Andrea: I agree, but realistically, tcpcrypt is not going to change much. We
might get a TLS profile. But we are probably going to be in the same situation.
tcpcrypt won't change, TLS might be more complete.

Lars: Christian nailed the difference. The considerations are different. We can
do tcpcrypt over TCP stacks. But to my implementers one is acceptable.

:::

Yoav: As an implementer, can do both.

Andrea: So why don't we see UseTLS if it's so easy?

Stephen: Will people change their minds? If now, what's the point?

Tero: how many people are willing to change their minds?
  - yes (some hum)
  - no (stronger hum)

Stephen: if people won't change their minds, this plan is going to fail.

David: About the question of whether you would be able to participate if the
other proposal is chosen: I don't understand TLS well enough. I want a protocol
where the key exchange proof takes like two pages. If it's possible to profile
TLS 1.3 down to that, then I'm happy.

Tero: Can we make a TLS profile that is 2 pages and self-contained?

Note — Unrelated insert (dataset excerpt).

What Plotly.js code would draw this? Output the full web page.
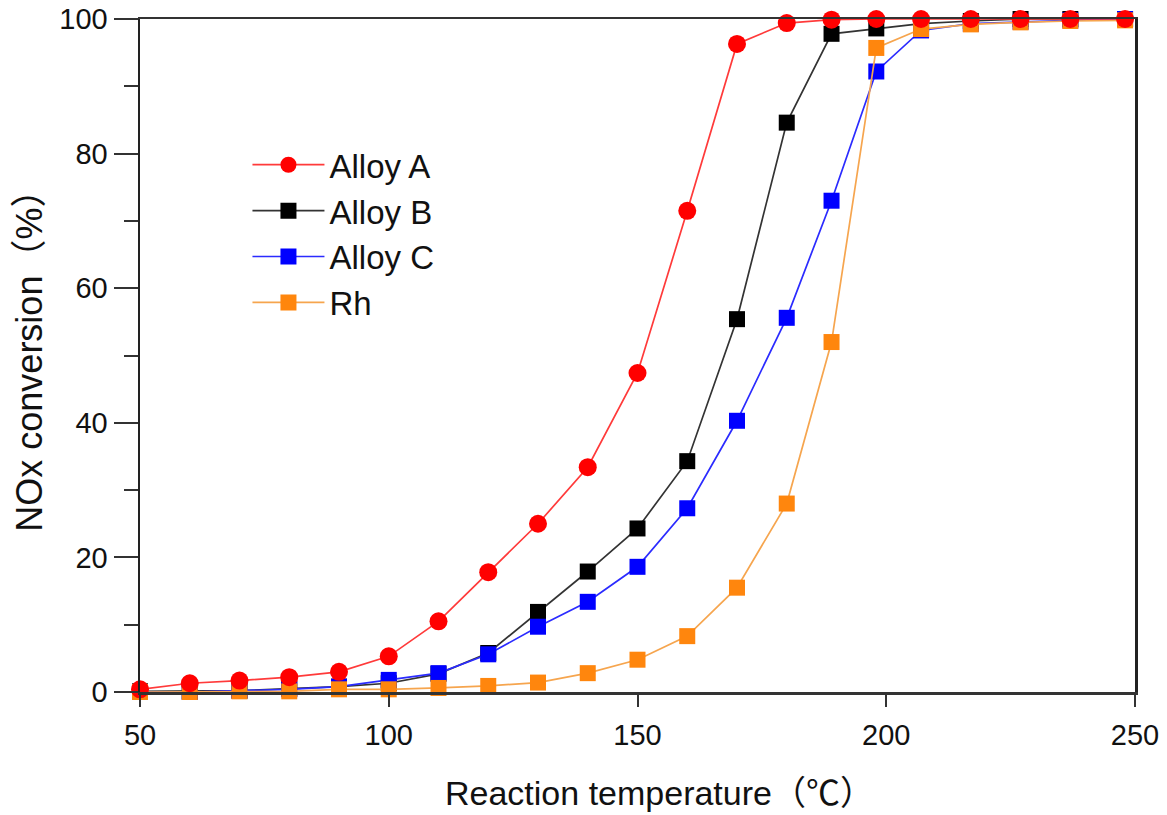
<!DOCTYPE html>
<html>
<head>
<meta charset="utf-8">
<script src="https://cdn.plot.ly/plotly-3.0.1.min.js"></script>
<style>html,body{margin:0;padding:0;background:#fff;}#chart{width:1167px;height:815px;}</style>
</head>
<body>
<div id="chart"></div>
<script>
// Reaction temperature (°C)
const temps = [50,60,70,80,90,100,110,120,130,140,150,160,170,180,189,198,207,217,227,237,248];
// NOx conversion (%)
const alloyA = [0.4,1.3,1.7,2.2,3.0,5.3,10.5,17.8,25.0,33.4,47.4,71.5,96.3,99.4,99.9,100,100,100,100,100,100];
const alloyB = [0.1,0.1,0.2,0.5,0.8,1.3,2.7,5.8,11.9,17.9,24.3,34.3,55.4,84.6,97.8,98.6,99.3,99.7,100,100,100];
const alloyC = [0,0,0.2,0.4,0.8,1.8,2.8,5.6,9.7,13.4,18.6,27.3,40.3,55.6,73.0,92.2,98.3,99.3,99.6,99.8,100];
const rh     = [0,0,0.1,0.1,0.4,0.4,0.6,0.9,1.4,2.8,4.8,8.3,15.5,28.0,52.0,95.7,98.5,99.2,99.5,99.7,99.8];

const seriesNames = ["Alloy A","Alloy B","Alloy C","Rh"];
const xTickVals = [50,100,150,200,250];
const yTickVals = [0,20,40,60,80,100];
const xTitle = "Reaction temperature（℃）";
const yTitle = "NOx conversion（%）";

const FONT = "Liberation Sans, Arial, Noto Sans CJK JP, sans-serif";

function tr(name, y, lineColor, markerColor, symbol, rank) {
  return {
    x: temps, y: y, name: name, type: "scatter", mode: "lines+markers",
    line: {color: lineColor, width: 1.7},
    marker: {color: markerColor, size: symbol === "circle" ? 18 : 16, symbol: symbol, line: {width: 0}},
    cliponaxis: false, legendrank: rank
  };
}

const data = [
  tr(seriesNames[1], alloyB, "#333333", "#000000", "square", 2),
  tr(seriesNames[2], alloyC, "#2b2bff", "#0000ff", "square", 3),
  tr(seriesNames[3], rh, "#f6a54e", "#ff860d", "square", 4),
  tr(seriesNames[0], alloyA, "#ff3a3a", "#ff0000", "circle", 1)
];

const layout = {
  width: 1167, height: 815,
  margin: {l: 140, r: 32, t: 19, b: 123},
  paper_bgcolor: "#ffffff", plot_bgcolor: "#ffffff",
  font: {family: FONT, color: "#111111"},
  showlegend: true,
  legend: {
    x: 0.108, y: 0.825, xanchor: "left", yanchor: "top",
    bgcolor: "rgba(0,0,0,0)", borderwidth: 0,
    itemwidth: 72,
    font: {size: 33, family: FONT, color: "#111111"},
    tracegroupgap: 0
  },
  annotations: [
    {text: xTitle, xref: "paper", yref: "paper", x: 0.522, y: -0.15, xanchor: "center", yanchor: "middle",
     showarrow: false, font: {size: 34, family: FONT, color: "#111111"}},
    {text: yTitle, xref: "paper", yref: "paper", x: -0.111, y: 0.505, xanchor: "center", yanchor: "middle",
     textangle: -90, showarrow: false, font: {size: 36, family: FONT, color: "#111111"}}
  ],
  xaxis: {
    range: [50, 250], tickvals: xTickVals, ticktext: xTickVals.map(String),
    ticks: "outside", ticklen: 12, tickwidth: 2, tickcolor: "#333333",
    showline: true, linecolor: "#333333", linewidth: 2.5, mirror: true,
    showgrid: false, zeroline: false,
    tickfont: {size: 29, family: FONT, color: "#111111"},
    ticklabelstandoff: 4,
    automargin: false
  },
  yaxis: {
    range: [0, 100], tickvals: yTickVals, ticktext: yTickVals.map(String),
    ticks: "outside", ticklen: 24, tickwidth: 2, tickcolor: "#333333",
    minor: {dtick: 10, tick0: 0, ticks: "outside", ticklen: 14, tickwidth: 2, tickcolor: "#333333", showgrid: false},
    showline: true, linecolor: "#222222", linewidth: 2.5, mirror: true,
    showgrid: false, zeroline: false,
    tickfont: {size: 29, family: FONT, color: "#111111"},
    automargin: false
  }
};

Plotly.newPlot("chart", data, layout, {displayModeBar: false, staticPlot: true});
</script>
</body>
</html>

???: I'm not best to evaluate that, but TLS 1.3 should want what tcpcrypt is
offering.

ekr: Crypto handshakes of TLS and tcpcrypt are isomorphic. TLS is complicated
because it does more than that.

David Mazieres: TLS wrapping key exchange and authentication makes it
complicated.

Ted Hardie: Tcpcrypt people are willing to consider harmonization. An
opportunity to make them converge. Working for convergence is a good option.
Would people be fine with that?

DM: We've been trying for a while. Not sure what convergence means.

Ted Hardie: We try. If we don't reach convergence, we do something else.

Mirja: There is rough consensus to adopt both. Let's do it.

Brian Trammel: Let's do it.

DM: Willing to work toward convergence. But only if we start with a fork of TLS.

Stephen: Don't want to fork 1.3 while it's being worked on.

Lars: Won't help to make them WG drafts.

Tero: Probably not.

Rich Salz: This is the same as the last two meetings

Martin: look at the mailing list. There is consensus about adopting     both.
There is tine to work on both.

Tero: are you willing to work on this time schedule?